Technically speaking, ‘Primary’ aromas refer directly to the grape itself; the aromatics of the fruit before fermentation.  All varietals show this primary quality, but some, like Muscat and Gewurztraminer, are more pronounced than others.  ‘Secondary’ tends to refer to the change these aromas undergo after fermentation, and the effect of the storage vessel (the ‘bouquet’) while ‘Tertiary’ refers to the specific changes over time in bottle.

I use these terms to describe a wine’s increasing ability to express essences (in the sense of ‘essential oils’).  If a Riesling, for example, begins its life redolent of fresh lilac blossom, green apple and mint, and five years later reminds one of macadamia nut oil, sesame, rosemary, soy, and chili flake – as often happens – I would say that it underwent a ‘secondary’ change, as one ‘set’ of flavors & aromas became another, more ‘essential’.  If after another 10 years it begins to show truffle, freshly turned humus, roasted coffee bean, even mocha, it would have turned ‘tertiary’, and perhaps be nearing the end of its life.

screw-cap vs. cork

The jury’s still officially out on this one, but I have yet to see a strong difference between mature wines in screw-cap vs. cork… If anything, a slightly slower development in screw-cap.

do wines improve over time?

Perhaps too generously, I tend not to consider a wine ‘improving’ over time, but rather, strictly ‘changing’.  Positive or negative, this change is nearly always interesting; sometimes the pleasure is more cerebral, sometimes more physical, sometimes -ideally – a mix of both.
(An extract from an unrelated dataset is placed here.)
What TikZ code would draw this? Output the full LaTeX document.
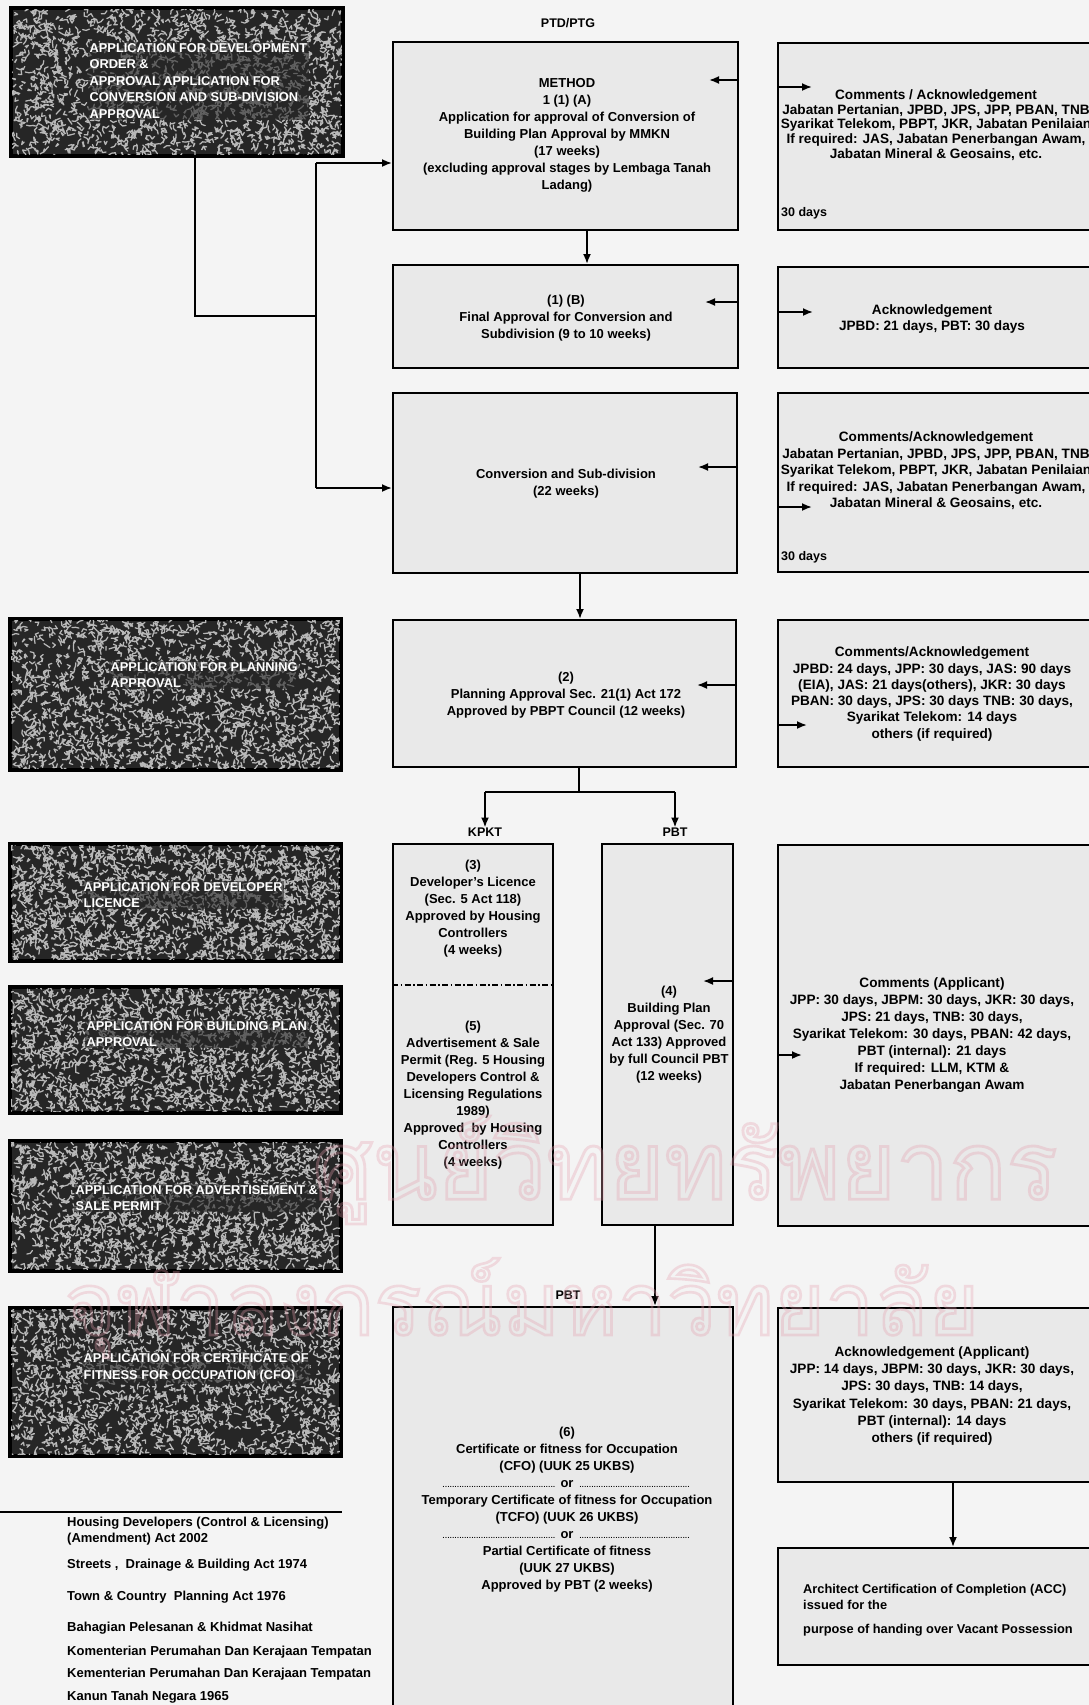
\documentclass[tikz,border=0pt]{standalone}
\usepackage{fontspec}
\setmainfont{Liberation Sans}
\newfontfamily\thaifont[Script=Thai]{Loma}
\usetikzlibrary{arrows.meta}

\definecolor{pagebg}{gray}{0.955}
\definecolor{boxbg}{gray}{0.915}
\definecolor{panelbg}{gray}{0.15}
\definecolor{panelworm}{gray}{0.72}
\definecolor{wmark}{rgb}{0.90,0.62,0.68}

\tikzset{
  box/.style={draw=black, line width=2pt, fill=boxbg, inner sep=0pt},
  panel/.style={draw=black, line width=2.6pt, inner sep=0pt},
  maintext/.style={align=center, inner sep=0pt, font=\bfseries\fontsize{13}{17}\selectfont},
  sidetext/.style={align=center, inner sep=0pt, font=\bfseries\fontsize{13.6}{14.7}\selectfont},
  paneltext/.style={align=left, anchor=west, inner sep=1.5pt, text=white, fill=panelbg, fill opacity=0.6, text opacity=1, font=\bfseries\fontsize{12.8}{16.5}\selectfont},
  tag/.style={inner sep=0pt, font=\bfseries\fontsize{12.5}{14}\selectfont},
  link/.style={line width=1.8pt},
  flow/.style={line width=1.8pt, -{Latex[length=10pt,width=8pt]}},
  legend/.style={align=left, anchor=west, inner sep=0pt, font=\bfseries\fontsize{13}{16}\selectfont},
}

% dotted leader used around the word "or"
\newcommand\dotsrule{\leaders\hbox to 2.4pt{\hss\fontsize{7}{7}\selectfont.\hss}\hfill}
\newcommand\orline{\makebox[249pt]{\dotsrule\ or\ \dotsrule}}
% hollow lettering for the library stamp
\newcommand\hollow[1]{\special{pdf:literal direct 1 Tr 0.3 w}#1\special{pdf:literal direct 0 Tr}}

% dark textured application panel: name, x1, y1, x2, y2, text x, text y, text
\newcommand\panelbox[8]{%
  \node[panel, fill=panelbg, minimum width={#4-#2}, minimum height={#5-#3}] (#1) at ({(#2+#4)/2},{(#3+#5)/2}) {};
  \begin{scope}
    \clip (#2,#3) rectangle (#4,#5);
    \draw[panelworm, line width=1.25pt, line cap=round, line join=round]
      \foreach \k in {1,...,1700}{ ({#2+rnd*(#4-#2)},{#3+rnd*(#5-#3)}) -- ++({rnd*360}:3.5) -- ++({rnd*360}:3.5) };
  \end{scope}
  \draw[panel] (#1.north west) rectangle (#1.south east);
  \node[paneltext] (#1text) at (#6,#7) {#8};
}

\begin{document}
\begin{tikzpicture}[x=1pt,y=-1pt]
\pgfmathsetseed{4711}
\useasboundingbox (0,0) rectangle (1089,1705);
\clip (0,0) rectangle (1089,1705);
\fill[pagebg] (0,0) rectangle (1089,1705);

% ---------- application panels (left column)
\panelbox{D1}{12}{9}{342}{155}{88}{81}{APPLICATION FOR DEVELOPMENT\\ORDER \&\\APPROVAL APPLICATION FOR\\CONVERSION AND SUB-DIVISION\\APPROVAL}
\panelbox{D2}{11}{620}{340}{769}{109}{675}{APPLICATION FOR PLANNING\\APPROVAL}
\panelbox{D3}{11}{845}{340}{960}{82}{895}{APPLICATION FOR DEVELOPER\\LICENCE}
\panelbox{D4}{11}{988}{340}{1112}{85}{1034}{APPLICATION FOR BUILDING PLAN\\APPROVAL}
\panelbox{D5}{11}{1142}{340}{1270}{74}{1198}{APPLICATION FOR ADVERTISEMENT \&\\SALE PERMIT}
\panelbox{D6}{11}{1309}{340}{1455}{82}{1368}{APPLICATION FOR CERTIFICATE OF\\FITNESS FOR OCCUPATION (CFO)}

% ---------- main column
\node[tag] (hPTD) at (568,23) {PTD/PTG};
\node[box, minimum width=345, minimum height=188] (A) at (565.5,136) {};
\node[maintext] (tA) at (567,135) {METHOD\\1 (1) (A)\\Application for approval of Conversion of\\Building Plan Approval by MMKN\\(17 weeks)\\(excluding approval stages by Lembaga Tanah\\Ladang)};
\node[box, minimum width=345, minimum height=103] (B) at (565.5,316.5) {};
\node[maintext] (tB) at (566,318) {(1) (B)\\Final Approval for Conversion and\\Subdivision (9 to 10 weeks)};
\node[box, minimum width=344, minimum height=180] (C) at (565,483) {};
\node[maintext] (tC) at (566,484) {Conversion and Sub-division\\(22 weeks)};
\node[box, minimum width=343, minimum height=147] (P2) at (564.5,693.5) {};
\node[maintext] (tP2) at (566,695) {(2)\\Planning Approval Sec. 21(1) Act 172\\Approved by PBPT Council (12 weeks)};

\node[tag] (hK) at (485,832) {KPKT};
\node[tag] (hP) at (675,832) {PBT};
\node[box, minimum width=160, minimum height=381] (K) at (473,1034.5) {};
\draw[line width=1.6pt, dash pattern=on 6pt off 2.5pt on 1.5pt off 2.5pt] (K.west |- 0,985) -- (K.east |- 0,985);
\node[maintext] (tK3) at (473,909) {(3)\\Developer's Licence\\(Sec. 5 Act 118)\\Approved by Housing\\Controllers\\(4 weeks)};
\node[maintext] (tK5) at (473,1095) {(5)\\Advertisement \& Sale\\Permit (Reg. 5 Housing\\Developers Control \&\\Licensing Regulations\\1989)\\Approved\ \ by Housing\\Controllers\\(4 weeks)};
\node[box, minimum width=131, minimum height=381] (P4) at (667.5,1034.5) {};
\node[maintext] (tP4) at (669,1035) {(4)\\Building Plan\\Approval (Sec. 70\\Act 133) Approved\\by full Council PBT\\(12 weeks)};

\node[tag] (hP6) at (568,1295) {PBT};
\node[box, minimum width=340, minimum height=413] (P6) at (563,1513.5) {};
\node[maintext] (tP6) at (567,1510) {(6)\\Certificate or fitness for Occupation\\(CFO) (UUK 25 UKBS)\\\orline\\Temporary Certificate of fitness for Occupation\\(TCFO) (UUK 26 UKBS)\\\orline\\Partial Certificate of fitness\\(UUK 27 UKBS)\\Approved by PBT (2 weeks)};

% ---------- agency column (right)
\node[box, minimum width=317, minimum height=187] (R1) at (936.5,136.5) {};
\node[sidetext] (tR1) at (936,125) {Comments / Acknowledgement\\Jabatan Pertanian, JPBD, JPS, JPP, PBAN, TNB\\Syarikat Telekom, PBPT, JKR, Jabatan Penilaian\\If required: JAS, Jabatan Penerbangan Awam,\\Jabatan Mineral \& Geosains, etc.};
\node[tag, anchor=west] (dR1) at (781,213) {30 days};
\node[box, minimum width=317, minimum height=101] (R2) at (936.5,317.5) {};
\node[sidetext, font=\bfseries\fontsize{13.6}{16.3}\selectfont] (tR2) at (932,319) {Acknowledgement\\JPBD: 21 days, PBT: 30 days};
\node[box, minimum width=317, minimum height=179] (R3) at (936.5,482.5) {};
\node[sidetext, font=\bfseries\fontsize{13.6}{16.5}\selectfont] (tR3) at (936,471) {Comments/Acknowledgement\\Jabatan Pertanian, JPBD, JPS, JPP, PBAN, TNB\\Syarikat Telekom, PBPT, JKR, Jabatan Penilaian\\If required: JAS, Jabatan Penerbangan Awam,\\Jabatan Mineral \& Geosains, etc.};
\node[tag, anchor=west] (dR3) at (781,557) {30 days};
\node[box, minimum width=317, minimum height=147] (R4) at (936.5,693.5) {};
\node[sidetext, font=\bfseries\fontsize{13.6}{16.3}\selectfont] (tR4) at (932,694) {Comments/Acknowledgement\\JPBD: 24 days, JPP: 30 days, JAS: 90 days\\(EIA), JAS: 21 days(others), JKR: 30 days\\PBAN: 30 days, JPS: 30 days TNB: 30 days,\\Syarikat Telekom: 14 days\\others (if required)};
\node[box, minimum width=317, minimum height=381] (R5) at (936.5,1035.5) {};
\node[sidetext, font=\bfseries\fontsize{13.6}{17.1}\selectfont] (tR5) at (932,1035) {Comments (Applicant)\\JPP: 30 days, JBPM: 30 days, JKR: 30 days,\\JPS: 21 days, TNB: 30 days,\\Syarikat Telekom: 30 days, PBAN: 42 days,\\PBT (internal): 21 days\\If required: LLM, KTM \&\\Jabatan Penerbangan Awam};
\node[box, minimum width=317, minimum height=174] (R6) at (936.5,1395) {};
\node[sidetext, font=\bfseries\fontsize{13.6}{17.2}\selectfont] (tR6) at (932,1396) {Acknowledgement (Applicant)\\JPP: 14 days, JBPM: 30 days, JKR: 30 days,\\JPS: 30 days, TNB: 14 days,\\Syarikat Telekom: 30 days, PBAN: 21 days,\\PBT (internal): 14 days\\others (if required)};
\node[box, minimum width=317, minimum height=117] (R7) at (936.5,1606.5) {};
\node[legend, font=\bfseries\fontsize{12.8}{16.5}\selectfont] (tR7) at (803,1610) {Architect Certification of Completion (ACC)\\issued for the\\[7pt]purpose of handing over Vacant Possession};

% ---------- connectors from the first application panel
\coordinate (j1) at (195,316);
\coordinate (j2) at (316,316);
\coordinate (j3) at (316,163);
\coordinate (j4) at (316,488);
\draw[link] (j1 |- D1.south) -- (j1) -- (j2);
\draw[link] (j3) -- (j4);
\draw[flow] (j3) -- (j3 -| A.west);
\draw[flow] (j4) -- (j4 -| C.west);

% ---------- main flow
\coordinate (xA) at (587,0);
\draw[flow] (xA |- A.south) -- (xA |- B.north);
\coordinate (xC) at (580,0);
\draw[flow] (xC |- C.south) -- (xC |- P2.north);
\coordinate (br) at (579,792);
\coordinate (brL) at (485,792);
\coordinate (brR) at (675,792);
\draw[link] (br |- P2.south) -- (br);
\draw[link] (brL) -- (brR);
\draw[flow] (brL) -- (hK.north);
\draw[flow] (brR) -- (hP.north);
\coordinate (x4) at (655,0);
\draw[flow] (x4 |- P4.south) -- (x4 |- P6.north);
\coordinate (x6) at (953,0);
\draw[flow] (x6 |- R6.south) -- (x6 |- R7.north);

% ---------- incoming arrow stubs at the box borders
\coordinate (inA) at (709,80);   \draw[flow] (inA -| A.east) -- (inA);
\coordinate (inR1) at (812,87);  \draw[flow] (inR1 -| R1.west) -- (inR1);
\coordinate (inB) at (705,302);  \draw[flow] (inB -| B.east) -- (inB);
\coordinate (inR2) at (813,312); \draw[flow] (inR2 -| R2.west) -- (inR2);
\coordinate (inC) at (698,467);  \draw[flow] (inC -| C.east) -- (inC);
\coordinate (inR3) at (812,507); \draw[flow] (inR3 -| R3.west) -- (inR3);
\coordinate (inP2) at (697,685); \draw[flow] (inP2 -| P2.east) -- (inP2);
\coordinate (inR4) at (807,725); \draw[flow] (inR4 -| R4.west) -- (inR4);
\coordinate (inP4) at (703,981); \draw[flow] (inP4 -| P4.east) -- (inP4);
\coordinate (inR5) at (802,1055);\draw[flow] (inR5 -| R5.west) -- (inR5);

% ---------- legend of acts and agencies
\coordinate (lgL) at (0,1512);
\coordinate (lgR) at (342,1512);
\draw[line width=1.4pt] (lgL) -- (lgR);
\node[legend] (L1) at (67,1531) {Housing Developers (Control \& Licensing)\\(Amendment) Act 2002};
\node[legend] (L2) at (67,1565) {Streets\ , \ Drainage \& Building Act 1974};
\node[legend] (L3) at (67,1597) {Town \& Country\ \ Planning Act 1976};
\node[legend] (L4) at (67,1628) {Bahagian Pelesanan \& Khidmat Nasihat};
\node[legend] (L5) at (67,1652) {Komenterian Perumahan Dan Kerajaan Tempatan};
\node[legend] (L6) at (67,1674) {Kementerian Perumahan Dan Kerajaan Tempatan};
\node[legend] (L7) at (67,1697) {Kanun Tanah Negara 1965};

% ---------- library stamp
\node[text=wmark, opacity=0.32, inner sep=0pt] (wm1) at (685,1170) {\resizebox{745pt}{!}{\thaifont\hollow{ศูนย์วิทยทรัพยากร}}};
\node[text=wmark, opacity=0.32, inner sep=0pt] (wm2) at (522,1308) {\resizebox{914pt}{!}{\thaifont\hollow{จุฬาลงกรณ์มหาวิทยาลัย}}};
\end{tikzpicture}
\end{document}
We currently offer a host of affordable older vintages at their prime; most are recent acquisitions.  A short list includes:

1999 Savennieres (France), 1990 Roter Veltliner (Austria), 1995 Riesling Auslese (Germany), 1981 Rioja (Spain), 1997 Sauternes (France), 1995 Champagne (France), 1994 Zinfandel (California), 2002 Collio Bianco (Italy), 1997 Barolo (Italy), 1998  Aghiorghitiko blend (Greece)… And signally, a 1985 Salon Champagne which is showing better than ever; I tasted it again with colleagues on 5 December 2012, and its lively evocation of oyster shell, parmesan, and truffle reminded me of Terry Theise’s observation that “aged Champagne reverts back to its essential wine”; it conveys something very fundamental and grounding.

Enjoy these wines now; each provides a very unique, sensible experience of time.